Columnas

El poder que no se nombra

Alejandro González Cussi

En política, el silencio también habla. A veces, incluso, grita. Sobre todo cuando los hechos claman explicaciones y lo único que recibimos a cambio es una densa niebla de evasivas, omisiones y pactos tácitos.

En días recientes ha vuelto a circular, con fuerza inquietante, una idea que se ha instalado en el subconsciente colectivo desde hace tiempo: el poder político, en ciertas regiones y circunstancias, ya no solo se disputa entre partidos o proyectos legítimos, sino también entre fuerzas ilegales. Lo verdaderamente alarmante es que esa disputa ya no siempre es externa: muchas veces ocurre desde dentro del propio Estado.

Hay señales que, por repetidas, corren el riesgo de volverse paisaje: candidatos que no pueden hacer campaña en ciertos territorios; resultados electorales que se inclinan con sospechosa contundencia en zonas dominadas por grupos armados; operadores políticos que actúan como intermediarios entre lo público y lo criminal; y, quizá lo más peligroso, una estructura institucional que mira hacia otro lado, cuando no participa directamente en el juego.

La línea que separa al poder formal del poder criminal se ha vuelto difusa en demasiados lugares del país. Y no es casualidad. Es el resultado de años —décadas— de permisividad, simulación y cálculos cínicos. De entender la gobernabilidad no como el ejercicio legítimo de la autoridad, sino como la capacidad de “mantener el orden” a cualquier costo, incluso si ese orden es pactado con quienes dinamitan la ley todos los días.

Lo grave ya no es solo la infiltración. Lo grave es que eso se haya vuelto parte del sistema operativo de la política real. Que se negocien territorios como si fueran cuotas, que se callen nombres como si eso fuera ética, que se preserve el poder a costa del bien común.

Porque sí: hay una dimensión ética en todo esto. Gobernar, al final, es un acto profundamente moral. Se gobierna con la verdad o se gobierna con el miedo; se gobierna para proteger el interés público o para garantizar impunidad. No hay puntos medios. Y quien administra el poder sin preguntarse por el bien común está abonando al caos.

No se trata de purismos ni de ingenuidad. La política, por definición, implica negociación. Pero hay líneas que no pueden cruzarse sin destruir el pacto social. El Estado no puede permitirse ser rehén ni socio de intereses criminales.

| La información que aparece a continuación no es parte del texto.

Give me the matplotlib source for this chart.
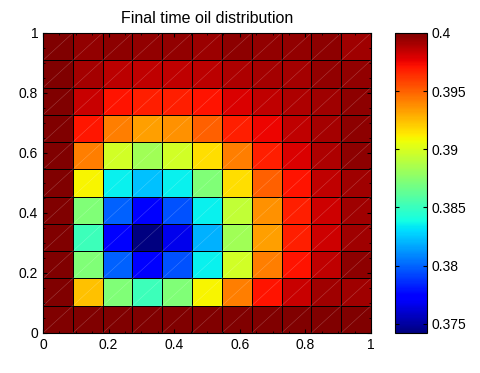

Porque cuando eso ocurre, se desdibuja su razón de ser: cuidar la vida, la libertad y la dignidad de las personas.

Lo que está en juego no es solo la limpieza de un proceso electoral o la reputación de un actor político. Es la confianza misma en que las instituciones son capaces de representar algo más alto que las lealtades personales, las redes de complicidad o los pactos de poder.

En tiempos donde la política busca ganar aplausos fáciles o esconder lo incómodo debajo de la alfombra, conviene recordar una lección básica: el poder que no se nombra, que se oculta, que se ejerce desde las sombras, no deja de existir por estar en silencio. Al contrario: se fortalece.

Y cuando ese poder se fortalece sin contrapesos, lo que queda es una ciudadanía sola frente al vacío. Y eso, en democracia, no puede ser una opción.